The progress of Toofan is written on the body of its pugilist hero: light on its feet in the early triumphant phase, heavy in the middle, sluggish during the drudge years but sprightly again after the demons have been chased away.
Rakeysh Omprakash Mehra’s boxing drama traces the ascent of Mumbai hoodlum Aziz Ali from the pits to the top of the heap. Aziz (Farhan Akhtar) and his buddy Munna (Hussain Dalal) are enforcers for Dongri gangster Jaffer (Vijay Raaz). A chance encounter with sparky doctor Ananya (Mrunal Thakur) sets Aziz on the straight and narrow.
That path leads to coach Narayan Prabhu (Paresh Rawal), who, despite his barely concealed contempt for Aziz on account of his faith, spots Aziz’s talent in the ring. Dongri or Dubai, it’s all the same, Narayan sneers. But he nevertheless sculpts the directionless hunk before him into a match-winning champion.
The setbacks suffered by every screen boxer in the history of screen boxing drive mentor and mentee apart. Toofan – the title refers to Narayan’s nickname for Aziz – is faithful to the cliches of this kind of movie. But it’s saved from being a storm in a teacup by a well-mounted production, committed performances and likable characters.

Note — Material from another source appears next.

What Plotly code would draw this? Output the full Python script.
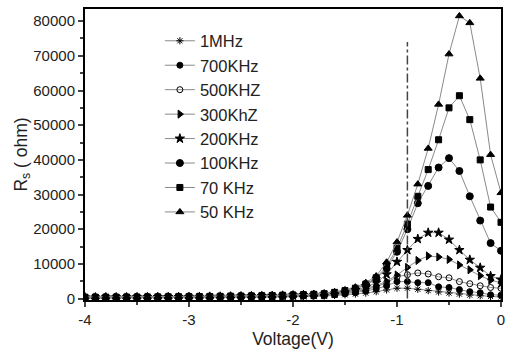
import plotly.graph_objects as go

voltage = [-4.0, -3.9, -3.8, -3.7, -3.6, -3.5, -3.4, -3.3, -3.2, -3.1,
           -3.0, -2.9, -2.8, -2.7, -2.6, -2.5, -2.4, -2.3, -2.2, -2.1,
           -2.0, -1.9, -1.8, -1.7, -1.6, -1.5, -1.4, -1.3, -1.2, -1.1,
           -1.0, -0.9, -0.8, -0.7, -0.6, -0.5, -0.4, -0.3, -0.2, -0.1, 0.0]

rs_1mhz = [150, 160, 170, 180, 190, 200, 210, 220, 230, 240,
           250, 260, 280, 300, 320, 340, 360, 390, 420, 460,
           500, 550, 620, 700, 900, 1100, 1300, 1600, 2000, 2500,
           3000, 3000, 2700, 2300, 1900, 1600, 1300, 1000, 800, 600, 500]
rs_700k = [200, 210, 220, 230, 240, 250, 260, 270, 290, 300,
           320, 340, 360, 380, 410, 440, 470, 510, 560, 620,
           680, 750, 820, 900, 1100, 1400, 1700, 2200, 2800, 3700,
           4900, 4900, 4600, 4600, 3400, 3200, 2600, 2000, 1700, 1100, 1000]
rs_500k = [250, 260, 270, 280, 290, 300, 310, 330, 340, 360,
           380, 400, 420, 440, 470, 500, 530, 570, 620, 680,
           740, 810, 890, 1000, 1300, 1600, 2000, 2600, 3400, 4600,
           6300, 6900, 7400, 7100, 6300, 6000, 4900, 4300, 3700, 3200, 3000]
rs_300k = [300, 310, 320, 330, 340, 350, 360, 380, 400, 420,
           440, 460, 480, 510, 540, 570, 610, 650, 700, 760,
           820, 900, 990, 1100, 1400, 1700, 2200, 2900, 3800, 5000,
           6800, 9000, 11000, 12300, 12000, 11300, 9700, 8300, 6600, 5300, 4600]
rs_200k = [330, 340, 350, 360, 370, 390, 400, 420, 440, 460,
           480, 500, 530, 560, 590, 630, 670, 720, 780, 840,
           910, 990, 1080, 1200, 1500, 1900, 2500, 3300, 4600, 7000,
           10600, 14000, 17200, 19000, 19000, 17000, 14000, 11200, 8900, 6500, 5500]
rs_100k = [360, 370, 380, 390, 410, 420, 440, 460, 480, 500,
           520, 550, 580, 610, 650, 690, 740, 790, 850, 920,
           1000, 1080, 1180, 1300, 1700, 2100, 2800, 3900, 5600, 8700,
           13500, 20000, 27500, 32500, 37800, 40500, 36800, 29500, 22500, 16000, 13800]
rs_70k = [400, 410, 420, 430, 450, 460, 480, 500, 520, 540,
          560, 590, 620, 650, 690, 730, 780, 830, 890, 960,
          1040, 1130, 1250, 1400, 1800, 2300, 3000, 4200, 6000, 9200,
          14500, 21500, 29500, 37200, 45800, 55000, 58500, 51600, 40000, 26400, 22000]
rs_50k = [450, 460, 470, 480, 490, 500, 520, 530, 550, 560,
          580, 600, 620, 650, 680, 710, 750, 800, 860, 930,
          1000, 1100, 1250, 1500, 1900, 2500, 3300, 4600, 6500, 10500,
          16300, 24000, 33000, 43300, 56000, 70500, 81500, 79500, 63500, 41500, 30500]

series_names = ["1MHz", "700KHz", "500KHZ", "300KhZ", "200KHz", "100KHz", "70 KHz", "50 KHz"]
series_values = [rs_1mhz, rs_700k, rs_500k, rs_300k, rs_200k, rs_100k, rs_70k, rs_50k]
series_symbols = ["asterisk-open", "circle", "circle-open", "triangle-right",
                  "star", "circle", "square", "triangle-up"]
series_sizes = [6, 6, 6, 7, 7, 7, 6, 7]

x_tick_vals = [-4, -3, -2, -1, 0]
x_tick_text = ["-4", "-3", "-2", "-1", "0"]
y_tick_vals = [0, 10000, 20000, 30000, 40000, 50000, 60000, 70000, 80000]
y_tick_text = ["0", "10000", "20000", "30000", "40000", "50000", "60000", "70000", "80000"]

guide_x = [-0.9, -0.9]
guide_y = [0, 74000]

FONT = "Liberation Sans, Arial, sans-serif"

fig = go.Figure()
for i, (name, vals, sym, sz) in enumerate(zip(series_names, series_values, series_symbols, series_sizes)):
    fig.add_trace(go.Scatter(
        x=voltage, y=vals, name=name, mode="lines+markers",
        legendgroup=f"g{i}",
        line=dict(color="#8a8a8a", width=1),
        marker=dict(symbol=sym, size=sz, color="black",
                    line=dict(color="black", width=1)),
    ))

fig.add_trace(go.Scatter(
    x=guide_x, y=guide_y, mode="lines", showlegend=False,
    line=dict(color="#444444", width=1.5, dash="dashdot"),
))

fig.update_layout(
    width=512, height=356,
    margin=dict(l=85, r=7, t=8, b=56),
    paper_bgcolor="white", plot_bgcolor="white",
    font=dict(family=FONT, size=15, color="#222"),
    legend=dict(x=0.18, y=0.95, xanchor="left", yanchor="top",
                bgcolor="rgba(0,0,0,0)", font=dict(family=FONT, size=16.5, color="#222"),
                tracegroupgap=0, itemwidth=30),
    xaxis=dict(range=[-4, 0], tickvals=x_tick_vals, ticktext=x_tick_text,
               ticks="outside", ticklen=5, tickwidth=1.5,
               minor=dict(tickvals=[-3.5, -2.5, -1.5, -0.5], ticks="outside", ticklen=3),
               showline=True, linecolor="black", linewidth=2, mirror=True,
               showgrid=False, zeroline=False,
               title=dict(text="Voltage(V)", standoff=6,
                          font=dict(family=FONT, size=17.5, color="#222"))),
    yaxis=dict(range=[-400, 83500], tickvals=y_tick_vals, ticktext=y_tick_text,
               ticks="outside", ticklen=5, tickwidth=1.5,
               minor=dict(dtick=5000, ticks="outside", ticklen=3),
               showline=True, linecolor="black", linewidth=2, mirror=True,
               showgrid=False, zeroline=False,
               title=dict(text="R<sub>s</sub> ( ohm)", standoff=0,
                          font=dict(family=FONT, size=17.5, color="#222"))),
)

fig.write_html("out.html")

A regulation boxing film, if done well and kept to a trim runtime, isn’t a bad thing at all. The problem with Toofan is that it doesn’t put enough flesh on a barebones story to justify its extraordinary 162-minute running length.
Toofan is based on a story idea by Farhan Akhtar and Anjum Rajabali’s screenplay. The early portions of the Amazon Prime Video release are fleet and fun, if deeply familiar. Aziz’s encounter with Ananya leads to an old-fashioned romance, filled with idealism, tenderness and Shankar-Ehsaan-Loy songs.

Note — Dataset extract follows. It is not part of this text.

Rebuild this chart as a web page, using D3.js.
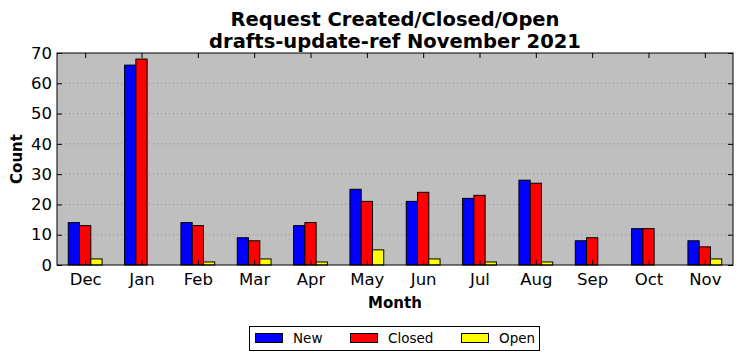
<!DOCTYPE html>
<html><head><meta charset="utf-8">
<script src="https://cdn.jsdelivr.net/npm/d3@7"></script>
<style>body{margin:0;background:#fff}svg{display:block}</style>
</head><body>
<script>
const months = ["Dec","Jan","Feb","Mar","Apr","May","Jun","Jul","Aug","Sep","Oct","Nov"];
const newVals = [14,66,14,9,13,25,21,22,28,8,12,8];
const closedVals = [13,68,13,8,14,21,24,23,27,9,12,6];
const openVals = [2,0,1,2,1,5,2,1,1,0,0,2];
const seriesNames = ["New","Closed","Open"];
const seriesColors = ["#0000ff","#ff0000","#ffff00"];
const yTicks = [0,10,20,30,40,50,60,70];

const W = 742, H = 361;
const m = {l:57, r:9, t:53, b:96};
const pw = W - m.l - m.r, ph = H - m.t - m.b;
const font = "DejaVu Sans, sans-serif";

const svg = d3.select("body").append("svg").attr("width", W).attr("height", H);
const g = svg.append("g").attr("transform", `translate(${m.l},${m.t})`);

const x = d3.scaleLinear().domain([-0.5, 11.5]).range([0, pw]);
const y = d3.scaleLinear().domain([0, 70]).range([ph, 0]);

g.append("rect").attr("width", pw).attr("height", ph).attr("fill", "#bfbfbf");

// grid
g.selectAll(".grid").data(yTicks.slice(1, -1)).enter().append("line")
  .attr("x1", 0).attr("x2", pw).attr("y1", d => y(d)).attr("y2", d => y(d))
  .attr("stroke", "#808080").attr("stroke-width", 0.8).attr("stroke-dasharray", "1,3");

const series = [newVals, closedVals, openVals];
const offsets = [-0.3, -0.1, 0.1];
series.forEach((vals, si) => {
  g.selectAll(".bar" + si).data(vals).enter().append("rect")
    .attr("x", (d, i) => x(i + offsets[si]))
    .attr("width", x(0.2) - x(0))
    .attr("y", d => y(d))
    .attr("height", d => y(0) - y(d))
    .attr("fill", seriesColors[si])
    .attr("stroke", "#000").attr("stroke-width", 1);
});

// axes
const xAxisB = d3.axisBottom(x).tickValues(d3.range(12)).tickFormat(i => months[i]).tickSizeInner(-5).tickSizeOuter(0).tickPadding(8);
const xAxisT = d3.axisTop(x).tickValues(d3.range(12)).tickFormat("").tickSizeInner(-5).tickSizeOuter(0);
const yAxisL = d3.axisLeft(y).tickValues(yTicks).tickSizeInner(-5).tickSizeOuter(0).tickPadding(5);
const yAxisR = d3.axisRight(y).tickValues(yTicks).tickFormat("").tickSizeInner(-5).tickSizeOuter(0);

function style(sel) {
  sel.select(".domain").remove();
  sel.selectAll("line").attr("stroke", "#000");
  sel.selectAll("text").attr("font-family", font).attr("font-size", 16.5).attr("fill", "#000");
}
g.append("g").attr("transform", `translate(0,${ph})`).call(xAxisB).call(style);
g.append("g").call(xAxisT).call(style);
g.append("g").call(yAxisL).call(style);
g.append("g").attr("transform", `translate(${pw},0)`).call(yAxisR).call(style);

g.append("rect").attr("width", pw).attr("height", ph).attr("fill", "none").attr("stroke", "#000").attr("stroke-width", 1);

// titles
const cx = m.l + pw / 2;
svg.append("text").attr("x", cx).attr("y", 26).attr("text-anchor", "middle")
  .attr("font-family", font).attr("font-weight", "bold").attr("font-size", 19.5).text("Request Created/Closed/Open");
svg.append("text").attr("x", cx).attr("y", 48).attr("text-anchor", "middle")
  .attr("font-family", font).attr("font-weight", "bold").attr("font-size", 19.5).text("drafts-update-ref November 2021");
svg.append("text").attr("x", cx).attr("y", 308).attr("text-anchor", "middle")
  .attr("font-family", font).attr("font-weight", "bold").attr("font-size", 15).text("Month");
svg.append("text").attr("transform", `translate(22,${m.t + ph / 2}) rotate(-90)`).attr("text-anchor", "middle")
  .attr("font-family", font).attr("font-weight", "bold").attr("font-size", 15).text("Count");

// legend
const lg = svg.append("g");
lg.append("rect").attr("x", 249.5).attr("y", 326.5).attr("width", 290).attr("height", 24)
  .attr("fill", "#fff").attr("stroke", "#000").attr("stroke-width", 1);
const lx = [255, 350, 461];
seriesNames.forEach((n, i) => {
  lg.append("rect").attr("x", lx[i] + 0.5).attr("y", 333.5).attr("width", 27).attr("height", 9)
    .attr("fill", seriesColors[i]).attr("stroke", "#000").attr("stroke-width", 1);
  lg.append("text").attr("x", lx[i] + 38).attr("y", 343).attr("font-family", font).attr("font-size", 13.5).text(n);
});
</script>
</body></html>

Aziz’s progress is so rapid that it appears that the movie has all but wrapped up within an hour. But a secret known only to Ananya explodes in Aziz’s face, leading to many more minutes of agony until the expected fightback.

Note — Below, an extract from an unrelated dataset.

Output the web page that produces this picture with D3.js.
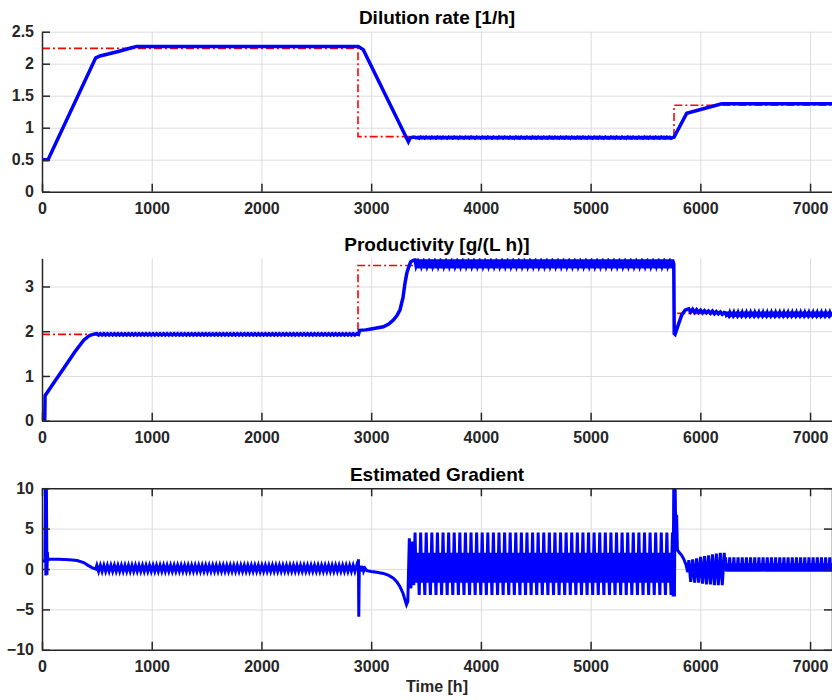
<!DOCTYPE html>
<html>
<head>
<meta charset="utf-8">
<script src="https://cdn.jsdelivr.net/npm/d3@7"></script>
<style>
  body { margin: 0; background: #fff; }
  svg { display: block; font-family: "Liberation Sans", Arial, sans-serif; font-weight: bold; }
</style>
</head>
<body>
<svg id="chart" width="832" height="700"></svg>
<script>
// ---- data (time in h) ----
const xTicks = [0, 1000, 2000, 3000, 4000, 5000, 6000, 7000];
const dilTicks = [0, 0.5, 1, 1.5, 2, 2.5];
const prodTicks = [0, 1, 2, 3];
const gradTicks = [-10, -5, 0, 5, 10];

// setpoints (red dash-dot)
const dilSet = [[0, 2.24], [2880, 2.24], [2880, 0.86], [5760, 0.86], [5760, 1.35], [7200, 1.35]];
const prodSet = [[0, 1.93], [2880, 1.93], [2880, 3.47], [5760, 3.47], [5760, 2.40], [7200, 2.40]];

// vertex times of the controller oscillation
const teethT = [500,516,532,548,564,580,596,612,628,644,660,676,692,708,724,740,756,772,788,804,
  820,836,852,868,884,900,916,932,948,964,980,996,1012,1028,1044,1060,1076,1092,1108,1124,
  1140,1156,1172,1188,1204,1220,1236,1252,1268,1284,1300,1316,1332,1348,1364,1380,1396,1412,1428,1444,
  1460,1476,1492,1508,1524,1540,1556,1572,1588,1604,1620,1636,1652,1668,1684,1700,1716,1732,1748,1764,
  1780,1796,1812,1828,1844,1860,1876,1892,1908,1924,1940,1956,1972,1988,2004,2020,2036,2052,2068,2084,
  2100,2116,2132,2148,2164,2180,2196,2212,2228,2244,2260,2276,2292,2308,2324,2340,2356,2372,2388,2404,
  2420,2436,2452,2468,2484,2500,2516,2532,2548,2564,2580,2596,2612,2628,2644,2660,2676,2692,2708,2724,
  2740,2756,2772,2788,2804,2820,2836,2852,2868];
const oscT = [
  3400,3410,3425,3438, 3451,3461,3476,3489, 3502,3512,3527,3540, 3553,3563,3578,3591,
  3604,3614,3629,3642, 3655,3665,3680,3693, 3706,3716,3731,3744, 3757,3767,3782,3795,
  3808,3818,3833,3846, 3859,3869,3884,3897, 3910,3920,3935,3948, 3961,3971,3986,3999,
  4012,4022,4037,4050, 4063,4073,4088,4101, 4114,4124,4139,4152, 4165,4175,4190,4203,
  4216,4226,4241,4254, 4267,4277,4292,4305, 4318,4328,4343,4356, 4369,4379,4394,4407,
  4420,4430,4445,4458, 4471,4481,4496,4509, 4522,4532,4547,4560, 4573,4583,4598,4611,
  4624,4634,4649,4662, 4675,4685,4700,4713, 4726,4736,4751,4764, 4777,4787,4802,4815,
  4828,4838,4853,4866, 4879,4889,4904,4917, 4930,4940,4955,4968, 4981,4991,5006,5019,
  5032,5042,5057,5070, 5083,5093,5108,5121, 5134,5144,5159,5172, 5185,5195,5210,5223,
  5236,5246,5261,5274, 5287,5297,5312,5325, 5338,5348,5363,5376, 5389,5399,5414,5427,
  5440,5450,5465,5478, 5491,5501,5516,5529, 5542,5552,5567,5580, 5593,5603,5618,5631,
  5644,5654,5669,5682, 5695,5705,5720,5733];
const lateT = [
  6230,6237,6249,6259, 6268,6275,6287,6297, 6306,6313,6325,6335, 6344,6351,6363,6373,
  6382,6389,6401,6411, 6420,6427,6439,6449, 6458,6465,6477,6487, 6496,6503,6515,6525,
  6534,6541,6553,6563, 6572,6579,6591,6601, 6610,6617,6629,6639, 6648,6655,6667,6677,
  6686,6693,6705,6715, 6724,6731,6743,6753, 6762,6769,6781,6791, 6800,6807,6819,6829,
  6838,6845,6857,6867, 6876,6883,6895,6905, 6914,6921,6933,6943, 6952,6959,6971,6981,
  6990,6997,7009,7019, 7028,7035,7047,7057, 7066,7073,7085,7095, 7104,7111,7123,7133,
  7142,7149,7161,7171, 7180,7187,7199,7209];

// dilution rate [1/h]
const dilHead = [[0,0.5],[55,0.5],[483,2.07],[490,2.09],[529,2.12],[695,2.19],[817,2.25],[863,2.27],
  [2883,2.27],[2928,2.22],[3339,0.78],[3355,0.84],[3375,0.85]];
const dilOsc = [0.852, 0.84, 0.848, 0.836];
const dilTail = [[5746,0.845],[5760,0.85],[5876,1.225],[6195,1.375],[7200,1.375]];

// productivity [g/(L h)]
const prodHead = [[0,0],[25,0],[28,0.56],[100,0.82],[200,1.18],[300,1.54],[380,1.8],[430,1.9],[480,1.94]];
const prodTeeth = [1.945, 1.915];
const prodMid = [[2884,1.93],[2895,2.02],[2950,2.03],[3000,2.05],[3111,2.1],[3160,2.16],[3202,2.25],
  [3235,2.35],[3263,2.48],[3290,2.75],[3308,3.07],[3325,3.3],[3339,3.41],[3360,3.55],[3380,3.58]];
const prodOsc = [3.6, 3.46, 3.55, 3.41];
const prodEvent = [[5746,3.6],[5758,3.5],[5762,1.95],[5770,1.93],[5800,2.15],[5830,2.36],[5861,2.47],
  [5880,2.49],[5895,2.50],[5912,2.43],[5930,2.49],[5948,2.42],[5966,2.48],[5984,2.42],[6002,2.47],
  [6020,2.41],[6038,2.46],[6056,2.41],[6074,2.45],[6092,2.40],[6110,2.45],[6128,2.39],[6146,2.44],
  [6164,2.39],[6182,2.43],[6200,2.38],[6218,2.42]];
const prodLate = [2.41, 2.36, 2.39, 2.35];

// estimated gradient
const gradHead = [[0,1.0],[27,1.0],[31,10.5],[35,-0.8],[40,10.5],[45,-0.7],[49,2.1],[53,1.0],[60,1.2],
  [150,1.2],[250,1.15],[320,1.05],[380,0.8],[420,0.45],[460,0.15],[490,0.0]];
const gradTeeth = [0.45, -0.3];
const gradMid = [[2876,0.2],[2884,1.2],[2887,-5.9],[2892,0.3],[2900,-0.3],[2908,0.4],[2916,-0.3],
  [2924,0.35],[2932,-0.25],[2944,0.1],[2960,-0.2],[3000,-0.3],[3050,-0.4],[3111,-0.55],[3160,-0.8],
  [3202,-1.15],[3235,-1.6],[3263,-2.2],[3290,-3.0],[3308,-3.8],[3322,-4.4],[3334,-4.0],[3348,3.8],
  [3362,-2.4],[3376,3.4],[3388,-2.0]];
const gradOsc = [4.5, -1.7, 2.0, -3.2];
const gradEvent = [[5746,4.5],[5752,-3.4],[5758,10.5],[5764,-3.4],[5770,10.5],[5778,2.5],[5784,6.7],
  [5791,2.35],[5810,2.0],[5830,1.7],[5850,1.2],[5870,0.5],[5885,-0.4],
  [5895,1.1],[5912,-1.6],[5930,1.2],[5948,-1.7],[5966,1.3],[5984,-1.7],[6002,1.5],[6020,-1.8],
  [6038,1.6],[6056,-1.9],[6074,1.7],[6092,-1.9],[6110,1.8],[6128,-2.0],[6146,1.9],[6164,-2.0],
  [6182,2.0],[6200,-2.0],[6218,2.0],[6225,0.2]];
const gradLate = [1.45, -0.3, 0.7, -0.3];

// ---- assemble series: point lists, or vertex times with a repeating value cycle ----
function seq(times, cycle) { return times.map((t, i) => [t, cycle[i % cycle.length]]); }

const dilution = [].concat(dilHead, seq(oscT, dilOsc), dilTail);
const productivity = [].concat(prodHead, seq(teethT, prodTeeth), prodMid, seq(oscT, prodOsc), prodEvent, seq(lateT, prodLate));
const gradient = [].concat(gradHead, seq(teethT, gradTeeth), gradMid, seq(oscT, gradOsc), gradEvent, seq(lateT, gradLate));

// ---- layout ----
const left = 42, right = 832;
const fontTick = 16, fontTitle = 19;
const axisColor = "#262626";
const gridColor = "#dcdcdc";

const svg = d3.select("#chart");
const x = d3.scaleLinear().domain([0, 7200]).range([left, right]);

const panels = [
  { title: "Dilution rate [1/h]", top: 31.7, bottom: 191.7, domain: [0, 2.5], ticks: dilTicks, data: dilution, set: dilSet, box: false, lw: 3.5 },
  { title: "Productivity [g/(L h)]", top: 258.3, bottom: 420.7, domain: [0, 3.63], ticks: prodTicks, data: productivity, set: prodSet, box: false, lw: 3.5 },
  { title: "Estimated Gradient", top: 488.2, bottom: 649.8, domain: [-10, 10], ticks: gradTicks, data: gradient, set: null, box: true, lw: 3 }
];

panels.forEach((p, i) => {
  const y = d3.scaleLinear().domain(p.domain).range([p.bottom, p.top]);
  const h = p.bottom - p.top;
  const g = svg.append("g");

  // grid
  g.append("g")
    .attr("class", "grid")
    .attr("transform", `translate(0, ${p.bottom})`)
    .call(d3.axisBottom(x).tickValues(xTicks.slice(1)).tickSize(-h).tickFormat(""));
  g.append("g")
    .attr("class", "grid")
    .attr("transform", `translate(${left}, 0)`)
    .call(d3.axisLeft(y).tickValues(p.ticks).tickSize(-(right - left)).tickFormat(""));
  g.selectAll(".grid .domain").remove();
  g.selectAll(".grid line").attr("stroke", gridColor).attr("stroke-width", 1);

  // clipped lines
  const clipId = "clip" + i;
  svg.append("clipPath").attr("id", clipId)
    .append("rect").attr("x", left).attr("y", p.top).attr("width", right - left).attr("height", h);

  const line = d3.line().x(d => x(d[0])).y(d => y(d[1]));
  const plot = g.append("g").attr("clip-path", `url(#${clipId})`);

  if (p.set) {
    plot.append("path")
      .datum(p.set)
      .attr("d", line)
      .attr("fill", "none")
      .attr("stroke", "#ff0000")
      .attr("stroke-width", 1.6)
      .attr("stroke-dasharray", "8,3,2,3");
  }
  plot.append("path")
    .datum(p.data)
    .attr("d", line)
    .attr("fill", "none")
    .attr("stroke", "#0000ff")
    .attr("stroke-width", p.lw);

  // axes
  const axes = [];
  axes.push(g.append("g")
    .attr("transform", `translate(0, ${p.bottom})`)
    .call(d3.axisBottom(x).tickValues(xTicks).tickSizeInner(-8).tickSizeOuter(0).tickPadding(11).tickFormat(d3.format("d"))));
  axes.push(g.append("g")
    .attr("transform", `translate(${left}, 0)`)
    .call(d3.axisLeft(y).tickValues(p.ticks).tickSizeInner(-8).tickSizeOuter(0).tickPadding(8).tickFormat(d3.format(""))));

  if (p.box) {
    axes.push(g.append("g")
      .attr("transform", `translate(0, ${p.top})`)
      .call(d3.axisTop(x).tickValues(xTicks).tickSizeInner(-8).tickSizeOuter(0).tickFormat("")));
    axes.push(g.append("g")
      .attr("transform", `translate(${right}, 0)`)
      .call(d3.axisRight(y).tickValues(p.ticks).tickSizeInner(-8).tickSizeOuter(0).tickFormat("")));
  }

  axes.forEach(a => {
    a.attr("font-family", null).attr("font-size", fontTick);
    a.selectAll(".domain").attr("stroke", axisColor).attr("stroke-width", 1.5);
    a.selectAll(".tick line").attr("stroke", axisColor).attr("stroke-width", 1.5);
    a.selectAll(".tick text").attr("fill", axisColor);
  });

  // title
  svg.append("text")
    .attr("x", (left + right) / 2)
    .attr("y", p.top - 7.5)
    .attr("text-anchor", "middle")
    .attr("font-size", fontTitle)
    .attr("fill", "#000")
    .text(p.title);
});

svg.append("text")
  .attr("x", (left + right) / 2)
  .attr("y", 692)
  .attr("text-anchor", "middle")
  .attr("font-size", fontTick)
  .attr("fill", axisColor)
  .text("Time [h]");
</script>
</body>
</html>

A tale of grit and glory with generous lashings of stardust, the movie uses its Mumbai setting to re-introduce us to Gully Boy dialogue writer Vijay Maurya’s keen ear for the city’s unique slang. Mumbai’s famed cosmopolitanism is reflected in the tolerance that marks the Aziz-Ananya coupling. It’s as fairy-tale as they come, but allows a woman to have her own corner of the ring in an overwhelmingly male genre.
External factors explain what needed to have been deeply interior states. Aziz is a benign thug who loves orphans on account of his own hardscabble childhood. Narayan has a reason for using an unspeakable slur to describe Muslims.
The exploration of religious bigotry is laboured, a spanner in the works thrown in just to get Aziz out of the way, The villain that ruins Aziz’s party too comes out of nowhere.
Toofan moves along on the strength of Farhan Akhtar’s immersion in Aziz’s travails and Mrunal Thakur’s winning warmth. Akhtar’s physical transformation, which follows a similar feat in director Mehra’s Milkha Singh biopic Bhaag Milkha Singh, lends the boxing scenes the necessary punch and power.
Paresh Rawal, cleverly cast as a Muslim-hater, makes for a solid grouchy patriarch. The notable cameos include Mohan Agashe as Narayan’s drinking buddy and Supriya Pathak as Ananya’s helpful colleague.
A walk-on part for Sonali Kulkarni, one of the heroines in Farhan Akhtar’s directorial debut in Dil Chahta Hai 20 years ago, indicates that while some things have changed forever in the imagination of the Hindi movie universe, others haven’t. Akhtar still gets to play a young man in a delayed coming-of-age story. Kulkarni, as Narayan’s wife, suggests that some fights are destined to be lost.